Lincoln’s future as an orator is foreshadowed less by his courtroom theatrics in the rather conventional courtroom drama with which the film’s final act is taken up than by the jailhouse scene in which he stands down a mob bent on lynching two presumed murderers. (This scene also makes an interesting counterpoint to a later, less inspirational Fonda role in the lynch-mob drama The Ox‑Bow Incident.)

“We’ve gone to a heap of trouble not to have at least one hanging,” one man objects.

“Sure you have, Mac,” Abe acknowledges, easing tensions with a bit of humor. “And if these boys had more than one life, I’d say go ahead. Maybe a little hangin’ mightn’t do ’em any harm. But the sort of hangin’ you boys’d give ’em’d be so… so permanent!”
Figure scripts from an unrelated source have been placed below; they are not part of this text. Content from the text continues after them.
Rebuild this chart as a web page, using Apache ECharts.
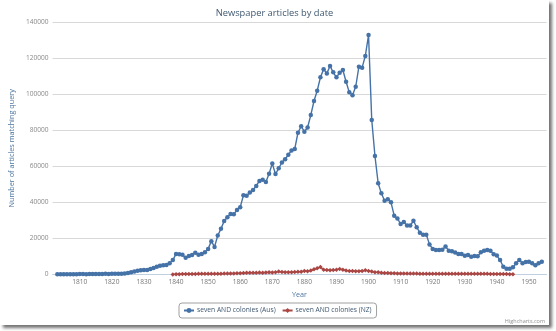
<!DOCTYPE html>
<html>
<head>
<meta charset="utf-8">
<title>Newspaper articles by date</title>
<script src="https://cdn.jsdelivr.net/npm/echarts@6/dist/echarts.min.js"></script>
<style>
  html, body { margin: 0; padding: 0; background: #ffffff; }
  #chart {
    position: absolute; left: 0; top: 0;
    width: 549px; height: 325px;
    background: #ffffff;
    box-shadow: 3px 3px 3px rgba(0, 0, 0, 0.55);
  }
</style>
</head>
<body>
<div id="chart"></div>
<script>
// Yearly counts of articles matching "seven AND colonies"
const ausName = 'seven AND colonies (Aus)';
const ausStartYear = 1803;
const ausValues = [
  100, 150, 150, 200, 150, 200, 200,                                      // 1803-1809
  250, 250, 200, 250, 300, 250, 300, 300, 350, 300,                       // 1810s
  350, 400, 350, 400, 600, 900, 1300, 1700, 2100, 2400,                   // 1820s
  2500, 2500, 3000, 3600, 4300, 4900, 5100, 5300, 6200, 8000,             // 1830s
  11400, 11200, 11000, 9300, 10200, 10800, 12100, 11000, 11300, 12300,    // 1840s
  14200, 18500, 15300, 21600, 25300, 29700, 31700, 33600, 33400, 35800,   // 1850s
  37300, 43900, 43700, 45400, 46900, 49100, 51900, 52500, 51300, 55900,   // 1860s
  61500, 55700, 58900, 62100, 63900, 66400, 68800, 69600, 78600, 82200,   // 1870s
  79200, 81500, 88400, 96200, 101900, 109300, 113800, 111500, 115600, 112100, // 1880s
  109300, 111900, 113400, 106900, 101000, 99400, 104100, 115200, 114700, 121200, // 1890s
  132800, 85700, 65700, 50600, 45000, 40900, 41700, 40000, 32600, 31100,  // 1900s
  28000, 29100, 27100, 27100, 29800, 26200, 23200, 22100, 22100, 16700,   // 1910s
  14200, 13600, 13600, 13700, 15500, 13200, 12900, 12200, 11400, 11300,   // 1920s
  10400, 10800, 9900, 10300, 10100, 12300, 13200, 13600, 13200, 11200,    // 1930s
  10500, 8000, 4300, 3200, 3200, 4000, 6200, 8000, 6200, 6900,            // 1940s
  7100, 6200, 5100, 6200, 7100                                            // 1950-1954
];

const nzName = 'seven AND colonies (NZ)';
const nzStartYear = 1839;
const nzValues = [
  50, 150, 200, 250, 250, 300, 300, 300, 350, 350, 350,                   // 1839-1849
  400, 400, 400, 450, 450, 500, 500, 550, 600, 650,                       // 1850s
  700, 800, 950, 1000, 950, 1000, 1050, 1000, 1100, 1200,                 // 1860s
  1150, 1250, 1700, 1400, 1300, 1200, 1300, 1350, 1500, 1500,             // 1870s
  1900, 1800, 2200, 2900, 3400, 4100, 2600, 2500, 2300, 2500,             // 1880s
  2700, 3100, 2600, 2200, 2000, 1900, 1800, 1800, 1900, 2400,             // 1890s
  2000, 1600, 1300, 1200, 1000, 900, 800, 700, 650, 600,                  // 1900s
  550, 550, 500, 500, 500, 500, 450, 450, 450, 450,                       // 1910s
  450, 450, 400, 400, 400, 400, 400, 400, 400, 400,                       // 1920s
  350, 350, 350, 350, 350, 350, 350, 350, 300, 300,                       // 1930s
  300, 250, 250, 250, 200, 200                                            // 1940-1945
];

// Axis settings
const yTicks = { min: 0, max: 140000, step: 20000 };
const xRange = { min: 1801.5, max: 1955.5, step: 10 };

function toPairs(start, values) {
  return values.map((v, i) => [start + i, v]);
}

const FONT = '"Open Sans", "DejaVu Sans", sans-serif';
const chart = echarts.init(document.getElementById('chart'), null, { renderer: 'canvas' });

chart.setOption({
  animation: false,
  backgroundColor: '#ffffff',
  textStyle: { fontFamily: FONT },
  title: {
    text: 'Newspaper articles by date',
    left: 'center',
    top: 4,
    textStyle: { fontFamily: FONT, fontSize: 9.3, fontWeight: 'normal', color: '#3E576F' }
  },
  grid: { left: 47, right: 2.4, top: 22, bottom: 50.5, containLabel: false },
  xAxis: {
    type: 'value',
    min: xRange.min,
    max: xRange.max,
    minInterval: xRange.step,
    maxInterval: xRange.step,
    splitNumber: 15,
    name: 'Year',
    nameLocation: 'middle',
    nameGap: 17,
    nameTextStyle: { fontFamily: FONT, fontSize: 7.2, color: '#4d759e' },
    axisLine: { show: true, lineStyle: { color: '#C0D0E0', width: 1 } },
    axisTick: { show: false },
    splitLine: { show: false },
    axisLabel: {
      showMinLabel: false,
      showMaxLabel: false,
      margin: 4,
      fontFamily: FONT,
      fontSize: 6.6,
      color: '#777777',
      formatter: v => String(Math.round(v))
    }
  },
  yAxis: {
    type: 'value',
    min: yTicks.min,
    max: yTicks.max,
    interval: yTicks.step,
    name: 'Number of articles matching query',
    nameLocation: 'middle',
    nameGap: 33,
    nameRotate: 90,
    nameTextStyle: { fontFamily: FONT, fontSize: 7.3, color: '#4d759e' },
    axisLine: { show: false },
    axisTick: { show: false },
    splitLine: { lineStyle: { color: '#D8D8D8', width: 1 } },
    axisLabel: {
      margin: 4,
      fontFamily: FONT,
      fontSize: 6.6,
      color: '#8a8a8a',
      formatter: v => String(v)
    }
  },
  legend: {
    left: 179,
    top: 303,
    orient: 'horizontal',
    padding: [4, 5, 4, 4],
    itemGap: 6,
    itemWidth: 10,
    itemHeight: 6,
    borderColor: '#A0A0A0',
    borderWidth: 1,
    borderRadius: 3,
    textStyle: { fontFamily: FONT, fontSize: 6.7, color: '#3E576F', padding: [0, 0, 0, -2] },
    data: [ausName, nzName]
  },
  series: [
    {
      name: ausName,
      type: 'line',
      data: toPairs(ausStartYear, ausValues),
      symbol: 'circle',
      symbolSize: 4.5,
      showSymbol: true,
      lineStyle: { color: '#4572A7', width: 1.4 },
      itemStyle: { color: '#4572A7' },
      z: 3
    },
    {
      name: nzName,
      type: 'line',
      data: toPairs(nzStartYear, nzValues),
      symbol: 'diamond',
      symbolSize: 4.5,
      showSymbol: true,
      lineStyle: { color: '#AA4643', width: 1.4 },
      itemStyle: { color: '#AA4643' },
      z: 2
    }
  ],
  graphic: [
    {
      type: 'text',
      right: 4,
      bottom: 1,
      style: { text: 'Highcharts.com', fontFamily: FONT, fontSize: 5.5, fill: '#909090' }
    }
  ]
});
</script>
</body>
</html>
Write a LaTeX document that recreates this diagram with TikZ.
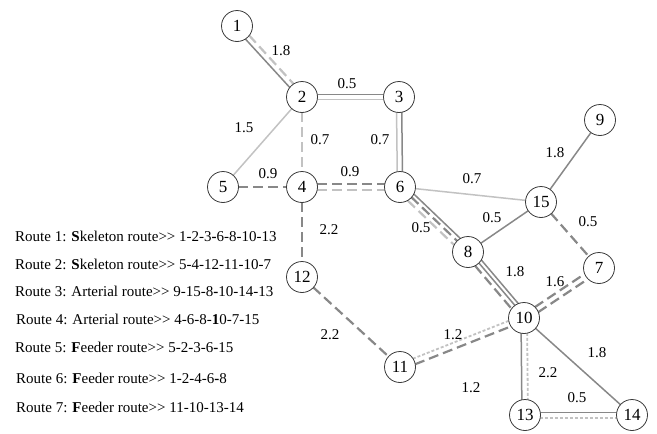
\documentclass[tikz,border=0pt]{standalone}
\usepackage{fontspec}
\setmainfont{Liberation Serif}
\usetikzlibrary{calc,backgrounds}
\definecolor{dk}{HTML}{888888}
\definecolor{lt}{HTML}{C2C2C2}
\definecolor{rim}{HTML}{3A3A3A}
\tikzset{
 stn/.style={circle,draw=rim,line width=0.8pt,fill=white,minimum size=31pt,inner sep=0pt,font=\fontsize{17}{17}\selectfont},
 lab/.style={font=\fontsize{15}{15}\selectfont,inner sep=0pt},
 rt/.style={font=\fontsize{15}{15}\selectfont,anchor=west,inner sep=0pt},
 dks/.style={draw=dk,line width=1.5pt},
 lts/.style={draw=lt,line width=1.5pt},
 dkd/.style={draw=dk,line width=2.2pt,dash pattern=on 10pt off 5pt},
 ltd/.style={draw=lt,line width=2.2pt,dash pattern=on 10pt off 5pt},
 ltdot/.style={draw=lt,line width=1.8pt,dash pattern=on 3pt off 2pt},
}
\newcommand\pl[4]{\draw[#4] ($(#1.center)!#3!90:(#2.center)$) -- ($(#2.center)!#3!-90:(#1.center)$);}
\begin{document}
\begin{tikzpicture}[x=1pt,y=-1pt]
\useasboundingbox (0,0) rectangle (657,434);
% stations
\node[stn] (n1) at (237,26) {1};
\node[stn] (n2) at (302,97) {2};
\node[stn] (n3) at (399,97) {3};
\node[stn] (n4) at (302,187) {4};
\node[stn] (n5) at (223,187) {5};
\node[stn] (n6) at (400,187) {6};
\node[stn] (n9) at (600,120) {9};
\node[stn] (n15) at (541,202) {15};
\node[stn] (n8) at (468,252) {8};
\node[stn] (n7) at (599,268) {7};
\node[stn] (n12) at (302,277) {12};
\node[stn] (n10) at (524,318) {10};
\node[stn] (n11) at (400,367) {11};
\node[stn] (n13) at (525,415) {13};
\node[stn] (n14) at (632,415) {14};
% connectors
\begin{pgfonlayer}{background}
\pl{n1}{n2}{2.6pt}{ltd}
\pl{n1}{n2}{-2.6pt}{dks}
\pl{n2}{n3}{2.6pt}{dks}
\pl{n2}{n3}{-2.6pt}{lts}
\pl{n3}{n6}{2.6pt}{dks}
\pl{n3}{n6}{-2.6pt}{lts}
\pl{n2}{n5}{0pt}{lts}
\pl{n2}{n4}{0pt}{ltd}
\pl{n5}{n4}{0pt}{dkd}
\pl{n4}{n6}{2.8pt}{dkd}
\pl{n4}{n6}{-2.8pt}{ltd}
\pl{n6}{n15}{0pt}{lts}
\pl{n6}{n8}{4.5pt}{dks}
\pl{n6}{n8}{0.5pt}{dkd}
\pl{n6}{n8}{-4.5pt}{ltd}
\pl{n8}{n10}{5pt}{dks}
\pl{n8}{n10}{1.2pt}{dks}
\pl{n8}{n10}{-3.5pt}{dkd}
\pl{n8}{n15}{0pt}{dks}
\pl{n9}{n15}{0pt}{dks}
\pl{n15}{n7}{0pt}{dkd}
\pl{n10}{n7}{3pt}{dkd}
\pl{n10}{n7}{-3pt}{dkd}
\pl{n4}{n12}{0pt}{dkd}
\pl{n12}{n11}{0pt}{dkd}
\pl{n11}{n10}{3pt}{ltdot}
\pl{n11}{n10}{-3pt}{dkd}
\pl{n10}{n13}{3pt}{ltdot}
\pl{n10}{n13}{-3pt}{dks}
\pl{n10}{n14}{0pt}{dks}
\pl{n13}{n14}{2.5pt}{dks}
\pl{n13}{n14}{-3pt}{ltdot}
\end{pgfonlayer}
% distance labels
\node[lab] (d12) at (281,51) {1.8};
\node[lab] (d23) at (347,84) {0.5};
\node[lab] (d25) at (244,128) {1.5};
\node[lab] (d24) at (320,140) {0.7};
\node[lab] (d36) at (380,140) {0.7};
\node[lab] (d54) at (268,174) {0.9};
\node[lab] (d46) at (350,172) {0.9};
\node[lab] (d615) at (472,179) {0.7};
\node[lab] (d915) at (555,153) {1.8};
\node[lab] (d815) at (492,218) {0.5};
\node[lab] (d68) at (421,228) {0.5};
\node[lab] (d157) at (588,222) {0.5};
\node[lab] (d810) at (515,272) {1.8};
\node[lab] (d107) at (555,282) {1.6};
\node[lab] (d412) at (329,230) {2.2};
\node[lab] (d1211) at (330,335) {2.2};
\node[lab] (d1110a) at (453,335) {1.2};
\node[lab] (d1110b) at (471,388) {1.2};
\node[lab] (d1013) at (548,373) {2.2};
\node[lab] (d1014) at (597,353) {1.8};
\node[lab] (d1314) at (577,398) {0.5};
% route legend
\node[rt] (r1) at (15,236) {Route 1: \textbf{S}keleton route>{}> 1-2-3\textbf{-}6-8-10-13};
\node[rt] (r2) at (15,264) {Route 2: \textbf{S}keleton route>{}> 5-4-12-11-10-7};
\node[rt] (r3) at (15,291) {Route 3: Arterial route>{}> 9-15-8\textbf{-}10-14-13};
\node[rt] (r4) at (16,319) {Route 4: Arterial route>{}> 4-6-8-\textbf{1}0-7-15};
\node[rt] (r5) at (15,347) {Route 5: \textbf{F}eeder route>{}> 5-2-3-6\textbf{-}15};
\node[rt] (r6) at (16,378) {Route 6: \textbf{F}eeder route>{}> 1-2-4-6\textbf{-}8};
\node[rt] (r7) at (16,407) {Route 7: \textbf{F}eeder route>{}> 11-10-13-14};
\end{tikzpicture}
\end{document}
Then comes the serious point. “Trouble is, when men start takin’ the law into their own hands, they’re just as apt in all the confusion and fun to start hangin’ somebody who’s not a murderer as somebody who is. And the next thing you know, they’re hangin’ one another just for fun, till it gets to a place a man can’t pass a tree or look at a rope without feeling uneasy. We seem to lose our heads in times like this. We do things together that we’d be mighty ashamed to do by ourselves.”

It may be hokum, but Young Mr. Lincoln is good old-fashioned Americana hokum, as only Ford could deliver it.